### Short exercise
Examine the material below. Gather every line in which the string "chart" appears.

### Provided records
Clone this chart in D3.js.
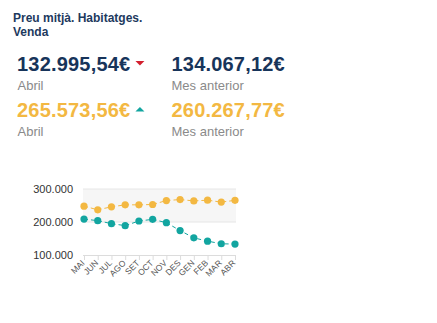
<!DOCTYPE html>
<html><head><meta charset="utf-8">
<script src="https://cdn.jsdelivr.net/npm/d3@7"></script>
<style>
html,body{margin:0;padding:0;background:#fff;}
svg{display:block;font-family:"Liberation Sans",Arial,Helvetica,sans-serif;}
</style></head>
<body>
<script>
const months = ["MAI","JUN","JUL","AGO","SET","OCT","NOV","DES","GEN","FEB","MAR","ABR"];
const seriesA = [209000,204000,195000,189000,203000,208000,198000,174000,152000,142000,134067.12,132995.54];
const seriesB = [248000,237000,246000,252000,252000,253000,265000,268000,264000,266000,260267.77,265573.56];
const yTicks = [100000,200000,300000];
const titleLines = ["Preu mitjà. Habitatges.","Venda"];
const kpis = [
  {value:"132.995,54€", label:"Abril", prev:"134.067,12€", prevLabel:"Mes anterior", dir:"down"},
  {value:"265.573,56€", label:"Abril", prev:"260.267,77€", prevLabel:"Mes anterior", dir:"up"}
];

const navy="#17345a", yellow="#f3b842", teal="#12a5a0", red="#d3202f", grey="#8a8a8a";
const rowColors=[navy,yellow];

const svg=d3.select("body").append("svg").attr("width",437).attr("height",323);

svg.append("g").selectAll("text").data(titleLines).join("text")
  .attr("x",13).attr("y",(d,i)=>22+i*13.5)
  .attr("font-size",12).attr("font-weight","bold").attr("fill","#1d3a5e").text(d=>d);

kpis.forEach((k,i)=>{
  const y0=71+i*46;
  const col=rowColors[i];
  const t=svg.append("text").attr("x",17).attr("y",y0).attr("font-size",20).attr("font-weight","bold")
    .attr("fill",col).attr("letter-spacing","0.2px").text(k.value);
  const w=t.node().getComputedTextLength();
  const tx=17+w+5, ty=y0-8;
  const tri = k.dir==="down"
    ? `M${tx},${ty-2}L${tx+9},${ty-2}L${tx+4.5},${ty+2.5}Z`
    : `M${tx},${ty+2.5}L${tx+9},${ty+2.5}L${tx+4.5},${ty-2}Z`;
  svg.append("path").attr("d",tri).attr("fill",k.dir==="down"?red:teal);
  svg.append("text").attr("x",17.5).attr("y",y0+18.5).attr("font-size",13).attr("fill",grey).text(k.label);
  svg.append("text").attr("x",171.5).attr("y",y0).attr("font-size",20).attr("font-weight","bold")
    .attr("fill",col).attr("letter-spacing","0.2px").text(k.prev);
  svg.append("text").attr("x",171.5).attr("y",y0+18.5).attr("font-size",13).attr("fill",grey).text(k.prevLabel);
});

const x=d3.scalePoint().domain(months).range([84,235]).padding(0);
const y=d3.scaleLinear().domain([100000,300000]).range([255,189]);
const left=83, right=236;

svg.append("rect").attr("x",left).attr("y",y(300000)).attr("width",right-left).attr("height",y(200000)-y(300000)).attr("fill","#f6f6f6");
svg.append("g").selectAll("line").data(yTicks.filter(d=>d>100000)).join("line")
  .attr("x1",left).attr("x2",right).attr("y1",d=>y(d)).attr("y2",d=>y(d))
  .attr("stroke","#e6e6e6").attr("stroke-width",1);
const fmt=d=>d3.format(",")(d).replace(/,/g,".");
const yAxis=svg.append("g").attr("transform",`translate(${left},0)`)
  .call(d3.axisLeft(y).tickValues(yTicks).tickFormat(fmt).tickSize(0).tickPadding(10));
yAxis.select(".domain").remove();
yAxis.selectAll("text").attr("font-size",11).attr("fill","#333").attr("font-family","Liberation Sans,Arial,sans-serif");

const xAxis=svg.append("g").attr("transform",`translate(0,${y(100000)})`)
  .call(d3.axisBottom(x).tickSize(5).tickPadding(3));
xAxis.select(".domain").attr("d",`M${left},0.5H${right}`).attr("stroke","#dcdcdc");
xAxis.selectAll(".tick line").attr("stroke","#dcdcdc");
xAxis.selectAll("text").attr("font-size",8.5).attr("fill","#555").attr("font-family","Liberation Sans,Arial,sans-serif")
  .attr("text-anchor","end").attr("dy","0.35em").attr("transform","translate(0,5) rotate(-45)").attr("x",-2).attr("y",0);

const line=d3.line().x((d,i)=>x(months[i])).y(d=>y(d));
[[seriesB,yellow],[seriesA,teal]].forEach(([data,col])=>{
  svg.append("path").datum(data).attr("d",line).attr("fill","none").attr("stroke",col)
    .attr("stroke-width",1).attr("stroke-dasharray","4,3");
  svg.append("g").selectAll("circle").data(data).join("circle")
    .attr("cx",(d,i)=>x(months[i])).attr("cy",d=>y(d)).attr("r",3.6).attr("fill",col);
});
</script>
</body></html>
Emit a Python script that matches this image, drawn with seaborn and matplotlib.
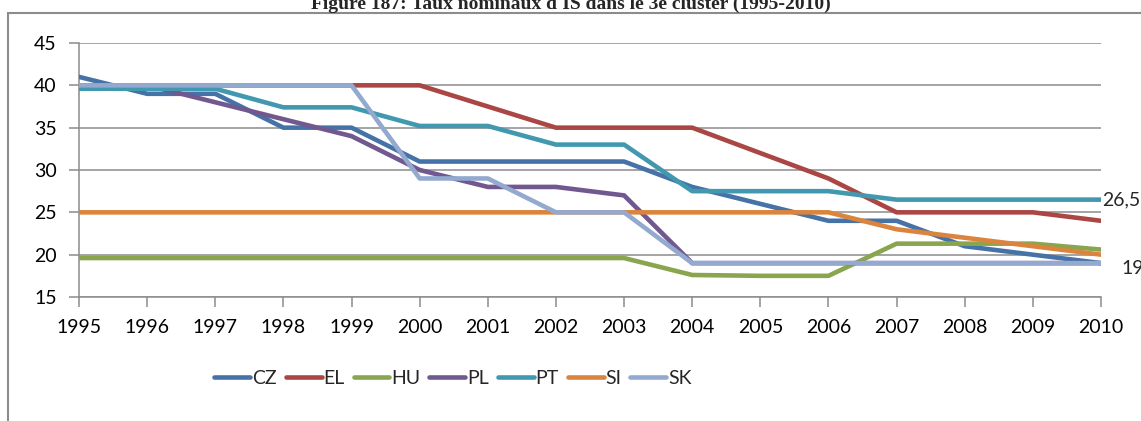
import matplotlib
matplotlib.use("Agg")
import matplotlib.pyplot as plt
from matplotlib.patches import Rectangle
from matplotlib.lines import Line2D
import pandas as pd
import seaborn as sns

years = list(range(1995, 2011))
countries = ["CZ", "EL", "HU", "PL", "PT", "SI", "SK"]

cz = [41, 39, 39, 35, 35, 31, 31, 31, 31, 28, 26, 24, 24, 21, 20, 19]
el = [40, 40, 40, 40, 40, 40, 37.5, 35, 35, 35, 32, 29, 25, 25, 25, 24]
hu = [19.6, 19.6, 19.6, 19.6, 19.6, 19.6, 19.6, 19.6, 19.6, 17.6, 17.5, 17.5, 21.3, 21.3, 21.3, 20.6]
pl = [40, 40, 38, 36, 34, 30, 28, 28, 27, 19, 19, 19, 19, 19, 19, 19]
pt = [39.6, 39.6, 39.6, 37.4, 37.4, 35.2, 35.2, 33, 33, 27.5, 27.5, 27.5, 26.5, 26.5, 26.5, 26.5]
si = [25, 25, 25, 25, 25, 25, 25, 25, 25, 25, 25, 25, 23, 22, 21, 20]
sk = [40, 40, 40, 40, 40, 29, 29, 25, 25, 19, 19, 19, 19, 19, 19, 19]

series = {"CZ": cz, "EL": el, "HU": hu, "PL": pl, "PT": pt, "SI": si, "SK": sk}
colors = ["#4572A7", "#AA4643", "#89A54E", "#71588F", "#4198AF", "#DB843D", "#93A9CF"]

title = "Figure 187: Taux nominaux d'IS dans le 3e cluster (1995-2010)"
y_ticks = [15, 20, 25, 30, 35, 40, 45]

df = pd.DataFrame(
    [(y, c, v) for c in countries for y, v in zip(years, series[c])],
    columns=["year", "country", "rate"],
)

sns.set_theme(style="white")
plt.rcParams["font.family"] = ["Lato", "DejaVu Sans"]

W, H = 1141, 421
fig = plt.figure(figsize=(W / 100, H / 100), dpi=100)
ax = fig.add_axes([79 / W, 1 - 297 / H, (1101 - 79) / W, (297 - 43) / H])

sns.lineplot(
    data=df, x="year", y="rate", hue="country", hue_order=countries,
    palette=colors, linewidth=3.3, ax=ax, legend=False, sort=False,
    solid_capstyle="round", zorder=3,
)

grid_c = "#8c8c8c"
fs = 14
ax.set_xlim(1995, 2010)
ax.set_ylim(15, 45)
ax.set_yticks(y_ticks)
ax.set_xticks(years)
ax.set_xticklabels([str(y) for y in years])
ax.set_xlabel("")
ax.set_ylabel("")
ax.yaxis.grid(True, color=grid_c, linewidth=1.1, zorder=0)
ax.xaxis.grid(False)
for s in ["top", "right"]:
    ax.spines[s].set_visible(False)
for s in ["left", "bottom"]:
    ax.spines[s].set_color(grid_c)
    ax.spines[s].set_linewidth(1.1)
ax.tick_params(axis="both", which="both", direction="out", color=grid_c,
               length=7, width=1.1, labelsize=fs, labelcolor="#000000")
ax.tick_params(axis="y", pad=9, left=True)
ax.tick_params(axis="x", pad=9, bottom=True)

# end-of-series value labels
ax.annotate("26,5", xy=(2010, pt[-1]), xytext=(1, 0), textcoords="offset points",
            va="center", ha="left", fontsize=fs, annotation_clip=False)
ax.annotate("19", xy=(2010, sk[-1]), xytext=(15, -4), textcoords="offset points",
            va="center", ha="left", fontsize=fs, annotation_clip=False)

# legend
handles = [Line2D([0], [0], color=c, lw=3.3, solid_capstyle="round") for c in colors]
fig.legend(handles, countries, loc="center", bbox_to_anchor=(453 / W, 1 - 378 / H),
           ncol=7, frameon=False, fontsize=fs, handlelength=1.85,
           handletextpad=0.1, columnspacing=0.45)

# outer chart frame
fig.add_artist(Rectangle((8 / W, -0.2), 1.2, 1 - 13 / H + 0.2, transform=fig.transFigure,
                         fill=False, edgecolor="#8c8c8c", linewidth=1.5, clip_on=False))

fig.text(0.5, 1 - 9 / H, title, ha="center", va="baseline", fontsize=14,
         fontweight="bold", family="Liberation Serif")

fig.savefig("out.png", dpi=100)
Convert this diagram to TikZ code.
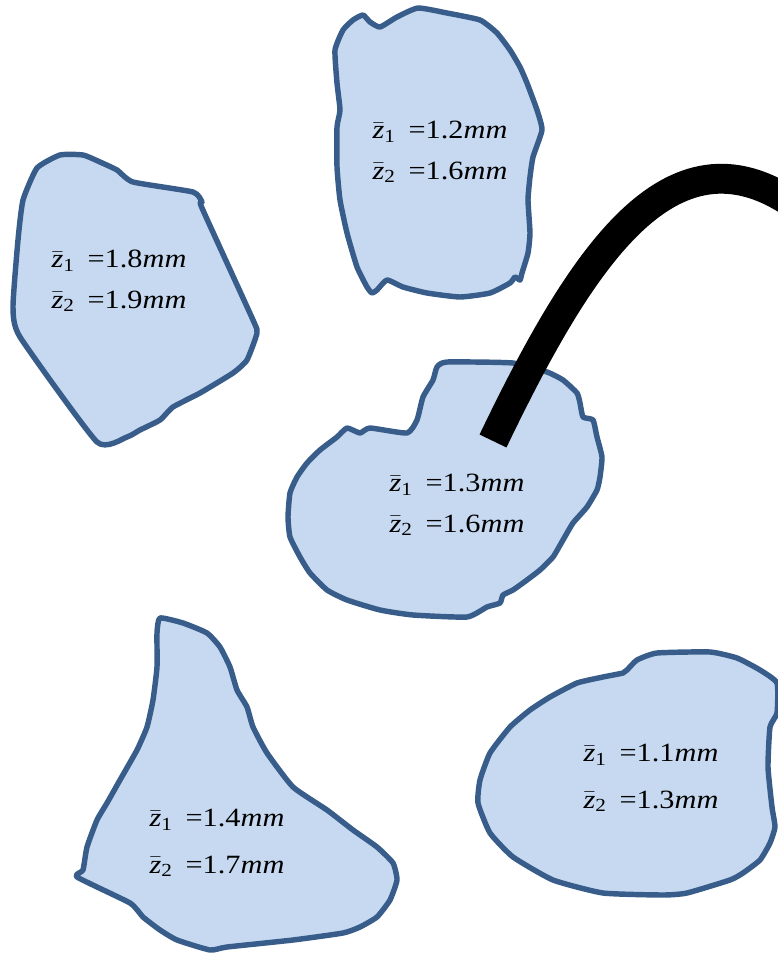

### Answer to the problem
Clone this chart in D3.js.
# outer chart frame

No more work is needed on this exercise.